First, let’s be clear: everyone fears rejection. In case you’re sitting with your morning coffee thinking “not me,” see if any of these signs of fear apply to your job search. Are you too discriminating to consider just any opportunity? Does it have to be perfect? “I’m sure it doesn’t pay enough for my years of experience.” “I would never want to commute downtown.” If you find yourself nitpicking before you’ve even applied, you might just be worried about rejection. Have you been procrastinating?. If you find you never have the time to make that follow up call, you might simply be putting off what you fear will be a cold reception.
The “Imposter Syndrome” has been studied by sociologists for years. It’s defined as the fear (usually unfounded) of successful, high achieving people that, despite the evidence of outstanding professional accomplishments, they are really not bright; they’ve simply fooled anyone who thinks otherwise. Changing jobs offers another opportunity for these people of being uncovered as an “imposter.”
Marty Nemko, an Oakland,, CA-based career coach, provides practical advice for jobseekers on how to get over rejection (he claims his wisdom comes from years of being rejected by women; see my theory in paragraph one.) His advice includes the use of reverse psychology on yourself: “Give a friend $100 and say something like, ‘Unless I get ten rejections today, you keep the money.’ That creates reverse psychology: you’re now trying to get rejected. That can inure you to the pain you’re feeling and help you realize you’ll survive ten rejections in a row. Not fearing rejection, you’ll probably get a yes faster.”

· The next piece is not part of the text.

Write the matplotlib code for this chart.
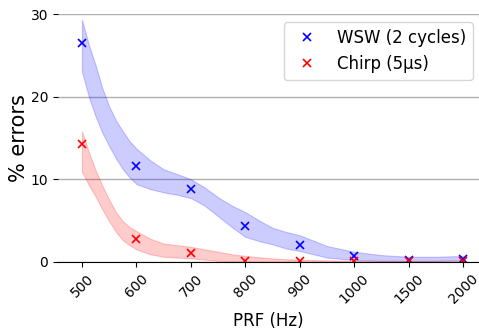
import numpy as np
import matplotlib.pyplot as plt

# Datos
prf = ["500", "600", "700", "800", "900", "1000", "1500", "2000"]
wsw = [26.5, 11.6, 8.8, 4.3, 2.0, 0.7, 0.25, 0.35]
chirp = [14.2, 2.8, 1.0, 0.1, 0.05, 0.05, 0.05, 0.05]

# Bandas (posición en el eje categórico, límite inferior y superior)
band_x = [0, 0.125, 0.25, 0.375, 0.5, 0.625, 0.75, 0.875, 1, 1.25, 1.5, 1.75, 2,
          2.25, 2.5, 2.75, 3, 3.25, 3.5, 3.75, 4, 4.5, 5, 5.5, 6, 6.5, 7]
wsw_hi = [29.3, 26.3, 23.8, 21.0, 18.8, 17.1, 15.8, 14.6, 13.7, 12.3, 11.2, 10.6, 10.0,
          9.0, 7.8, 6.8, 6.0, 5.0, 4.1, 3.6, 3.2, 1.9, 1.2, 0.8, 0.6, 0.6, 0.7]
wsw_lo = [23.0, 20.0, 17.6, 15.6, 14.0, 12.5, 11.2, 10.2, 9.4, 8.8, 8.4, 8.1, 7.7,
          6.8, 5.5, 4.2, 3.0, 2.5, 2.1, 1.6, 1.3, 0.5, 0.2, 0.1, 0.1, 0.1, 0.2]
chirp_hi = [15.8, 13.3, 11.1, 9.2, 7.5, 6.0, 4.9, 4.2, 3.7, 2.8, 2.2, 2.0, 1.8,
            1.5, 1.2, 0.9, 0.7, 0.55, 0.4, 0.3, 0.25, 0.15, 0.1, 0.1, 0.1, 0.1, 0.1]
chirp_lo = [10.9, 9.3, 7.9, 6.3, 4.9, 3.6, 2.6, 2.0, 1.5, 0.9, 0.6, 0.5, 0.4,
            0.25, 0.1, 0.05, 0, 0, 0, 0, 0, 0, 0, 0, 0, 0, 0]

x = np.arange(len(prf))

fig = plt.figure(figsize=(4.79, 3.33), dpi=100)
ax = fig.add_axes([58 / 479, 71.3 / 333, 1 - 58 / 479, 247.7 / 333])

ax.fill_between(band_x, wsw_lo, wsw_hi, color="blue", alpha=0.2, lw=0.8)
ax.fill_between(band_x, chirp_lo, chirp_hi, color="red", alpha=0.2, lw=0.8)
ax.plot(x, wsw, "x", color="blue", ms=6, mew=1.2, label="WSW (2 cycles)")
ax.plot(x, chirp, "x", color="red", ms=6, mew=1.2, label="Chirp (5µs)")

ax.set_xlim(-0.44, 7.29)
ax.set_ylim(0, 30)
ax.set_yticks([0, 10, 20, 30])
ax.set_xticks(x)
ax.set_xticklabels(prf, rotation=45, fontsize=10)
ax.tick_params(axis="y", labelsize=10)
ax.grid(axis="y", color="#b0b0b0", lw=1)
ax.set_axisbelow(True)
for s in ["top", "right", "left"]:
    ax.spines[s].set_visible(False)

ax.set_xlabel("PRF (Hz)", fontsize=12)
ax.set_ylabel("% errors", fontsize=15, labelpad=1)
ax.legend(fontsize=12, loc="upper right", bbox_to_anchor=(1.005, 1.0))

fig.savefig("out.png", dpi=100)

Overcoming your fear of rejection can be difficult. The easiest way to begin is to think about the last time you made a buying decision – whether it was a new cell phone, taking a course at the local college, or buying a new home. Chances are, your thought process went something like this: “I loved the last two (items) but this one just seems like the best fit for me right now.” You could hardly classify that as a rejection of the item as “worthless” or “wrong.” What makes you think that an employer’s decision is any more personal?
It’s not a question of being good or bad; it’s a question of the right fit at the right time. Every rejection gets you closer to your final destination, armed with more knowledge and more experience. As Henry Ford once said, “Failure is simply the opportunity to begin again more intelligently.”